I have a big dataframe, 100,000,000 * 50(about 4G)
I want to calculate rolling window's weighted average like this:
#df shape is (100,000,000 * 50)
from functools import partial
window_size=[1,2,3,4,5,6]
for i in window_size:
df['triangle_mv_%d'%(i)] = df['mid'].diff(1).rolling(i).apply(partial(np.average, weights=range(i)))
I found it quite slow, for one loop, it cost more than 15 min.
I cant understand this, because rolling(i).mean is quite fast, i just call apply weighted_avg, how it can be this slow?
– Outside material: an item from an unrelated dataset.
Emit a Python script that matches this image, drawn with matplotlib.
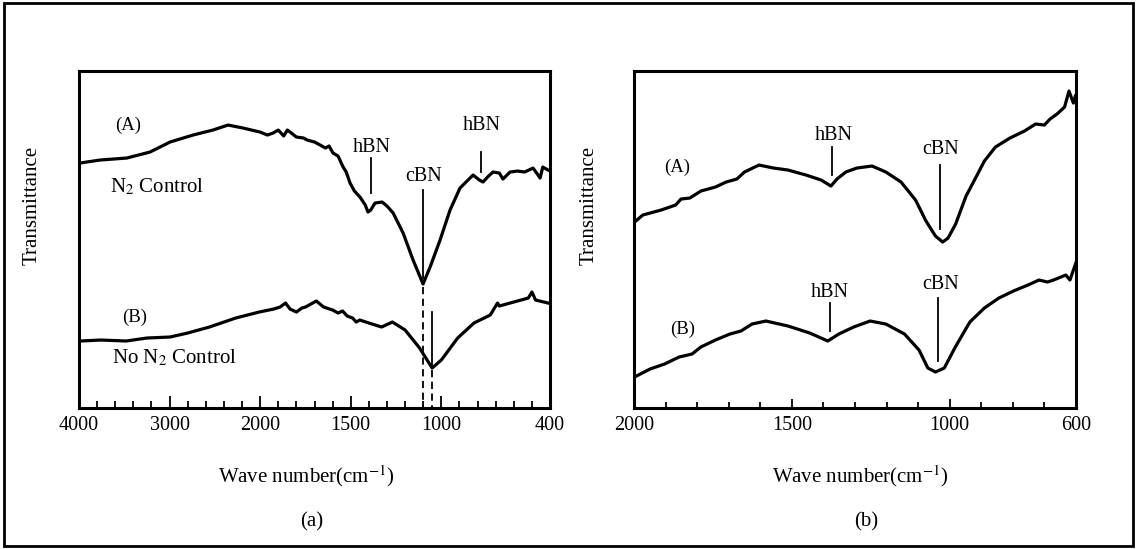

I also goolge a lot, some ref told me to rewrite the weighted_avg function for rolling like this:
import pandas as pd
import numpy as np
from pandas.core.window.rolling import _flex_binary_moment, _Rolling_and_Expanding
def weighted_mean(self, weights, **kwargs):
weights = self._shallow_copy(weights)
window = self._get_window(weights)
def _get_weighted_mean(X, Y):
X = X.astype('float64')
Y = Y.astype('float64')
sum_f = lambda x: x.rolling(window, self.min_periods, center=self.center).sum(**kwargs)
print(X)
print(Y)
return sum_f(X * Y) / sum_f(Y)
return _flex_binary_moment(self._selected_obj, weights._selected_obj,
_get_weighted_mean, pairwise=True)
_Rolling_and_Expanding.weighted_mean = weighted_mean
df = pd.DataFrame(np.reshape(range(25), (5,5)))
print(df[1].rolling(2).weighted_mean(pd.Series([1,2]))) # this is wrong, expected result should have 4 values, but there is only one valid values in output like this [NAN, 4.333, NAN, NAN, NAN]
Can anyone help on this? how can i implement this function fastly? and why apply method is so slow?